Come si può, allora, sentire tra noi qualcuno che dice: “Mi si mortifica, sono inibito, mentre io sento che il Signore mi chiama a far questo e quello”. Tu senti, tu senti, ma non ti accorgi, caro fratello, che questo tuo “sentire” ti sta portando fuori strada. L’importante non è ciò che tu senti; l’importante è ciò che “sente” la Chiesa. Se volete proprio avere dei “sentimenti”, abbiate in voi gli stessi sentimenti che furono in Cristo Gesù e cioè, come dice Paolo, l’obbedienza e l’umiltà (cfr. Fil 2,5ss).
Un’ultima cosa devo dire, qui, circa l’esercizio dei carismi: che essi non possono andare insieme con il peccato. Dunque che bisogna rompere definitivamente con il peccato. Alla vigilia dell’effusione dello Spirito, tutto quello che il Signore vuole da voi è questo. Non è scegliere quale carisma chiedere (è meglio, anzi, non chiedere proprio niente e lasciare che sia lo Spirito a distribuire i suoi doni “come vuole”). La cosa veramente importante è offrire al Signore un cuore contrito e umiliato, un cuore che non ha più attaccamenti al peccato.

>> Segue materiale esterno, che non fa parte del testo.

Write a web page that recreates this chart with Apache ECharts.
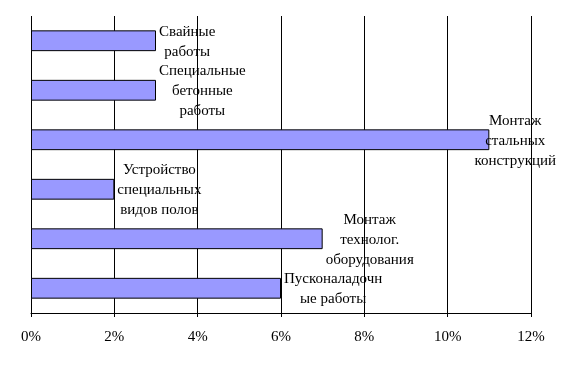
<!DOCTYPE html>
<html><head><meta charset="utf-8">
<script src="https://cdn.jsdelivr.net/npm/echarts@6/dist/echarts.min.js"></script>
<style>html,body{margin:0;padding:0;background:#fff}#c{width:562px;height:367px}</style>
</head><body><div id="c"></div>
<script>
const categories = [
  "Свайные\nработы",
  "Специальные\nбетонные\nработы",
  "Монтаж\nстальных\nконструкций",
  "Устройство\nспециальных\nвидов полов",
  "Монтаж\nтехнолог.\nоборудования",
  "Пусконаладочн\nые работы"
];
const values = [3, 3, 11, 2, 7, 6];
const xTicks = [0, 2, 4, 6, 8, 10, 12];

const chart = echarts.init(document.getElementById('c'), null, {renderer: 'canvas'});
const font = 'Liberation Serif, Times New Roman, serif';
chart.setOption({
  animation: false,
  backgroundColor: '#fff',
  grid: {left: 31, right: 31, top: 16, bottom: 54, containLabel: false},
  xAxis: {
    type: 'value', min: xTicks[0], max: xTicks[xTicks.length - 1], interval: 2,
    axisLine: {show: true, lineStyle: {color: '#000', width: 1}},
    axisTick: {show: true, length: 4, lineStyle: {color: '#000'}},
    splitLine: {show: true, lineStyle: {color: '#000', width: 1}},
    axisLabel: {formatter: '{value}%', color: '#000', fontFamily: font, fontSize: 15, margin: 17}
  },
  yAxis: {
    type: 'category', data: categories, inverse: true,
    axisLine: {show: false}, axisTick: {show: false}, axisLabel: {show: false}, splitLine: {show: false}
  },
  series: [{
    type: 'bar', data: values, barCategoryGap: '58%',
    itemStyle: {color: '#9999FF', borderColor: '#000', borderWidth: 1},
    label: {
      show: true, position: 'right',
      formatter: p => categories[p.dataIndex],
      color: '#000', fontFamily: font, fontSize: 15, lineHeight: 20
    }
  }],
  labelLayout: function (p) {
    const w = p.labelRect.width;
    let cx = p.rect.x + p.rect.width + 3 + w / 2;
    if (cx + w / 2 > 556) cx = 556 - w / 2;
    return {x: cx, y: p.rect.y + p.rect.height / 2 + 1, align: 'center', verticalAlign: 'middle'};
  }
});
</script></body></html>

Beati voi se, in questa circostanza, in un momento di raccoglimento, riuscite a dire a Gesù: “Signore, ho capito qual è la mia vera radice di peccato, il legame che ancora mi impedisce di correre liberamente verso di te; perciò, tremando a causa della mia debolezza, ma pieno di fiducia nella tua grazia, dico: tra me e ‘quel’ peccato, più niente in comune; dico: Basta! Rompo definitivamente con il mio peccato!”.
A proposito di peccato, lasciate che esprima un grido accorato che ho nel cuore da tempo. Ci sono inganni nei gruppi, in alcuni fratelli; ci sono delle situazioni in cui si ha l’aria di scherzare con Dio. S. Paolo dice: “Non ci si può prendere gioco di Dio!” (Gal 6,7); ora ci sono persone che sembrano non aver capito quanto Dio prende sul serio il peccato. Non parlo dei Peccati che commettiamo tutti, che ci colgono di sorpresa e, comunque, dei quali ci pentiamo e ci confessiamo; parlo di “stato” di peccato, cioè di situazioni chiaramente individuate da tempo come situazioni di grave rottura con Dio e con la Chiesa, con le quali si continua a vivere tranquilli e si va alla preghiera settimanale.
E’ una cosa terribile: l’epistola agli Ebrei dice che chi Vive in questo tipo di peccato “crocifigge di nuovo il Figlio di Dio e lo espone all’infamia” (cfr. Eb 6,6). Chi fa questo e va, senza pentimento, all’incontro di preghiera, è uno che va a battere le mani e lodare Cristo Signore, mentre nel suo cuore lo sta di nuovo crocifiggendo. Se ci sono tra noi casi del genere, pentimento, pentimento, confessione, confessione! Basta, andare ipocritamente in giro dissimulando il proprio peccato. “Oggi, se ascolti la sua voce, non indurire il tuo cuore!”.
Signore, aiutaci ad avere un cuore contrito e umiliato, che ha tagliato tutti i ponti con il peccato volontario, perché tu possa riversare su di noi il tuo Spirito e arricchirci dei suoi doni per la gloria del Padre e per l’edificazione della tua Chiesa. Amen!